- Coordinates: 7°29′39.411″N 80°46′7.3524″E﻿ / ﻿7.49428083°N 80.768709000°E
- Country: Sri Lanka
- Province: Central Province
- District: Matale

Area
- • Total: 0.004 km^{2} (0.002 sq mi)
- • Land: 0.004 km^{2} (0.002 sq mi)

Population (2024)
- • Total: 2
- Time zone: UTC+5:30 (Sri Lanka Standard Time)

= Walpolamulla =

Walpolamulla is a village located within the Knuckles Mountain Range in the Central Province of Sri Lanka. It is considered one of the smallest and most secluded villages in Sri Lanka, nearly abandoned, with only remnants of homes and paddy fields remaining. Located near the Malkirigoda Gap, the village is only accessible by foot, being a 8 km trek from Etanwela, the last point with road access in the region. As of April 2024, the population is just two: a single married couple.
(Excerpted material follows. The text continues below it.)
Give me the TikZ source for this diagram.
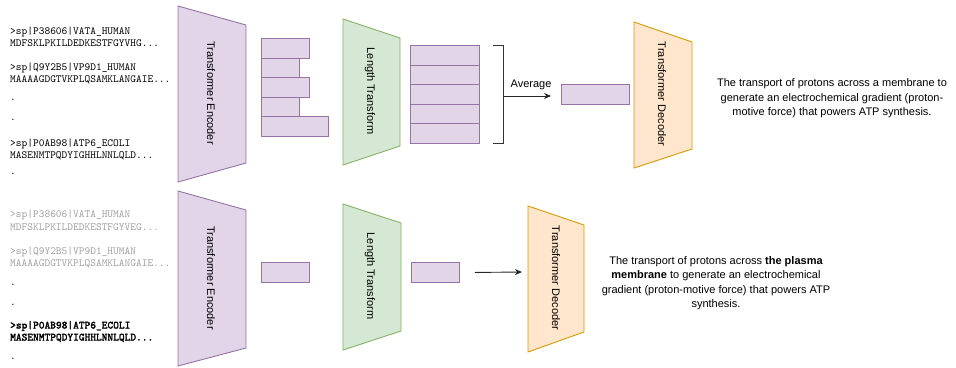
\documentclass[tikz,border=0pt]{standalone}
\usepackage{fontspec}
\setmainfont{Liberation Sans}
\newfontfamily\seqbf{Latin Modern Mono}[FakeBold=2.2]
\usetikzlibrary{arrows.meta}
\definecolor{purfill}{HTML}{E1D5E7}
\definecolor{purline}{HTML}{9673A6}
\definecolor{grnfill}{HTML}{D5E8D4}
\definecolor{grnline}{HTML}{82B366}
\definecolor{orgfill}{HTML}{FFE6CC}
\definecolor{orgline}{HTML}{D79B00}
\definecolor{seqgray}{HTML}{A0A0A0}
\definecolor{brk}{HTML}{333333}
\tikzset{
  enc/.style={fill=purfill,draw=purline,line width=0.9pt,line join=miter},
  lent/.style={fill=grnfill,draw=grnline,line width=0.9pt},
  decs/.style={fill=orgfill,draw=orgline,line width=0.9pt},
  bar/.style={fill=purfill,draw=purline,line width=0.9pt,inner sep=0pt,anchor=north west},
  rlabel/.style={rotate=-90,font=\fontsize{11}{13}\selectfont,inner sep=0pt},
  seq/.style={anchor=base west,inner sep=0pt,font=\ttfamily\fontsize{10.9}{12}\selectfont},
  seqb/.style={seq,font=\seqbf\bfseries\fontsize{10.9}{12}\selectfont},
  desc/.style={align=center,inner sep=0pt,font=\fontsize{11}{14.4}\selectfont},
  conn/.style={draw=black!85,line width=0.9pt,-{Stealth[length=7pt,width=6pt]}}
}
\begin{document}
\begin{tikzpicture}[x=1pt,y=-1pt]
\useasboundingbox (0,0) rectangle (956,367);
% ---------- top row: sequences ----------
\node[seq] (s1) at (10,34.5) {>sp|P38606|VATA\_HUMAN};
\node[seq] (s2) at (10,46.5) {MDFSKLPKILDEDKESTFGYVHG...};
\node[seq] (s3) at (10,70.5) {>sp|Q9Y2B5|VP9D1\_HUMAN};
\node[seq] (s4) at (10,82.5) {MAAAAGDGTVKPLQSAMKLANGAIE...};
\node[seq] (s5) at (10,100) {.};
\node[seq] (s6) at (10,120) {.};
\node[seq] (s7) at (10,146.5) {>sp|P0AB98|ATP6\_ECOLI};
\node[seq] (s8) at (10,158.5) {MASENMTPQDYIGHHLNNLQLD...};
\node[seq] (s9) at (10,174) {.};
% encoder
\draw[enc] (178,6) -- (246,25) -- (246,163) -- (178,182) -- cycle;
\node[rlabel] (encT) at (211,93) {Transformer Encoder};
% variable-length embeddings
\node[bar,minimum width=48pt,minimum height=19.6pt] (e1) at (261,38) {};
\node[bar,minimum width=38pt,minimum height=19.6pt] (e2) at (261,57.6) {};
\node[bar,minimum width=48pt,minimum height=19.6pt] (e3) at (261,77.2) {};
\node[bar,minimum width=38pt,minimum height=19.6pt] (e4) at (261,96.8) {};
\node[bar,minimum width=67pt,minimum height=19.6pt] (e5) at (261,116.4) {};
% length transform
\draw[lent] (343,19) -- (400,38) -- (400,146) -- (343,165) -- cycle;
\node[rlabel] (lenT) at (370,91) {Length Transform};
% fixed-length stack
\foreach \i in {0,...,4}{
  \node[bar,minimum width=69pt,minimum height=19.6pt] (f\i) at (410,45+19.6*\i) {};
}
% bracket
\draw[draw=brk,line width=0.9pt] (493,45) -- (503,45) -- (503,143) -- (493,143);
\coordinate (brkmid) at (503,96);
\node[bar,minimum width=68pt,minimum height=20pt] (avg) at (561,84) {};
\draw[conn] (brkmid) -- ([xshift=-10pt]brkmid -| avg.west);
\node[font=\fontsize{11}{13}\selectfont,inner sep=0pt] (avgl) at (531,85) {Average};
% decoder
\draw[decs] (634,22) -- (692,42) -- (692,149) -- (634,168) -- cycle;
\node[rlabel] (decT) at (662,94) {Transformer Decoder};
\node[desc] (txtT) at (832,98.5) {The transport of protons across a membrane to\\generate an electrochemical gradient (proton-\\motive force) that powers ATP synthesis.};

% ---------- bottom row ----------
\node[seq,text=seqgray] (t1) at (10,217.5) {>sp|P38606|VATA\_HUMAN};
\node[seq,text=seqgray] (t2) at (10,230.5) {MDFSKLPKILDEDKESTFGYVEG...};
\node[seq,text=seqgray] (t3) at (10,254.5) {>sp|Q9Y2B5|VP9D1\_HUMAN};
\node[seq,text=seqgray] (t4) at (10,266.5) {MAAAAGDGTVKPLQSAMKLANGAIE...};
\node[seq] (t5) at (10,285) {.};
\node[seq] (t6) at (10,305) {.};
\node[seqb] (t7) at (10,328.5) {>sp|P0AB98|ATP6\_ECOLI};
\node[seqb] (t8) at (10,340.5) {MASENMTPQDYIGHHLNNLQLD...};
\node[seq] (t9) at (10,359) {.};
\draw[enc] (178,191) -- (246,210) -- (246,348) -- (178,366) -- cycle;
\node[rlabel] (encB) at (211,278) {Transformer Encoder};
\node[bar,minimum width=48pt,minimum height=20pt] (g1) at (261,262) {};
\draw[lent] (343,204) -- (401,223) -- (401,331) -- (343,350) -- cycle;
\node[rlabel] (lenB) at (370,276) {Length Transform};
\node[bar,minimum width=48pt,minimum height=20pt] (g2) at (411,262) {};
\draw[decs] (528,206) -- (584,225) -- (584,332) -- (528,352) -- cycle;
\coordinate (decBw) at (528,272);
\node[rlabel] (decB) at (556,278) {Transformer Decoder};
\draw[conn] ([xshift=15pt]g2.east) -- ([xshift=-6pt]decBw);
\node[desc] (txtB) at (716,283) {The transport of protons across \textbf{the plasma}\\\textbf{membrane} to generate an electrochemical\\gradient (proton-motive force) that powers ATP\\synthesis.};
\end{tikzpicture}
\end{document}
2008 saw the last major exodus from the village, with elephant incursions driving out all of its residents. The population at the time was 7, consisting of three families; as of 2024, two appear to have returned. Agriculture (historically, rice and betel nut) has been the mainstay in employment among residents. The village now serves as a paid campsite/overnight stay location as well.

==Notes==
1.The total area of the village is estimated to be slightly lower than this value (an acre).